Fly Away Dreams, a compilation of ex-wife Linda’s work last year, with much of it featuring Richard’s guitar backing, reminded fans of their strength as a duo. Thompson commutes between Los Angeles and London, where Linda is based.
The extraordinary Shoot Out The Lights was interpreted at the time as comment on the breakdown of their marriage. “I don’t think it was,” Thompson says. “Those songs were written probably a year before the album was recorded and the album was recorded probably a year before it came
out. As far as I was concerned I was just writing stories … perhaps there was something strange going on subconsciously … but it’s probably too pat and too glib to say it is about the break-up of a marriage. I don’t think it is.”
He has since worked with other female vocalists, notably Shawn Colvin. “I’m a baritone and it’s nice in terms of popular music arranging … to have higher harmony voices just because there’s room in the aural spectrum for them to come through.”
Thompson still sees his former Fairport Conventions bandmates – they play reunion concerts each August. “I think Fairport was a very important band,” he says. “It had a wide influence all over the world for taking indigenous, traditional music and contemporising it, putting it with the
lingua franca of the day, which was rock ‘n’ roll. To make people’s own music, something that spoke for them. Something that was contemporary. I’m proud to be a part of that.”
Songwriting aside, Thompson’s flair on guitar is legend. He attributes a fairly idiosyncratic style of playing – plectrum between thumb and forefinger while picking with the remaining fingers – to laziness. It’s a technique he says is shared by players as diverse as Glen Campbell and Albert Lee.
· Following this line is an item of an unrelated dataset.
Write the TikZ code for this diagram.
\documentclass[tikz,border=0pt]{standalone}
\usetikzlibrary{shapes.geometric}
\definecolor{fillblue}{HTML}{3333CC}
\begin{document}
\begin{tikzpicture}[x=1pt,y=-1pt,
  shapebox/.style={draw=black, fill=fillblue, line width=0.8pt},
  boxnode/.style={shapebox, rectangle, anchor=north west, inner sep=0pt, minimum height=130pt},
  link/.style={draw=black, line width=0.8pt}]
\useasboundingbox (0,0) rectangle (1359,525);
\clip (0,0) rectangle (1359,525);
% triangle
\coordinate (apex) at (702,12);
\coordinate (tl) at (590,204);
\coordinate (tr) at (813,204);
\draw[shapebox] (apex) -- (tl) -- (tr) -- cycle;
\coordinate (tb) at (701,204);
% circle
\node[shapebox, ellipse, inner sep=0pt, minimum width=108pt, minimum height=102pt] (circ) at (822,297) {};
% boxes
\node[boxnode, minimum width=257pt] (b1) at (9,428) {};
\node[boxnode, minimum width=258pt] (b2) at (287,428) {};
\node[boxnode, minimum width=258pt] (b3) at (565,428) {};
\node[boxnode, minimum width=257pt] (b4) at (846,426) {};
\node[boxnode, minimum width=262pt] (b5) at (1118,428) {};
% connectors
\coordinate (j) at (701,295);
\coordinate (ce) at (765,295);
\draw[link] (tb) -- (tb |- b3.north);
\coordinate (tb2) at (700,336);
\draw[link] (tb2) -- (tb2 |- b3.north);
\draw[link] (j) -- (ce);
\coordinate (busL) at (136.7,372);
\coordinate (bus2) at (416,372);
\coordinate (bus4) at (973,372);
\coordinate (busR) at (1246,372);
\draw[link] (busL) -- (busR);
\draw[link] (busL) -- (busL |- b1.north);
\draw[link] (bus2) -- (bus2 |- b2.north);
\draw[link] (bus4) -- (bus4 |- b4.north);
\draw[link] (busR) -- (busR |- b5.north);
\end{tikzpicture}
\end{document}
His latest album featured two CDs: one devoted to acoustic playing, the other electric. He has a different approach to each. “With electric playing in a band, much of the harmonic and rhythmic chores are taken off me. So I am much freer to play single string lines or melodic lines. If I’m
playing acoustic guitar I have to do everything. I have to be rhythmic and harmonic and play the melodic stuff as well.”
On the Australian tour, we’ll be seeing one side of Richard Thompson, the acoustic, with a generous dabbling with open chords. But he says the guitar will be plugged in and “I have a few tricks up my sleeve as well in case”. What might they be? “I won’t tell you,” he laughs.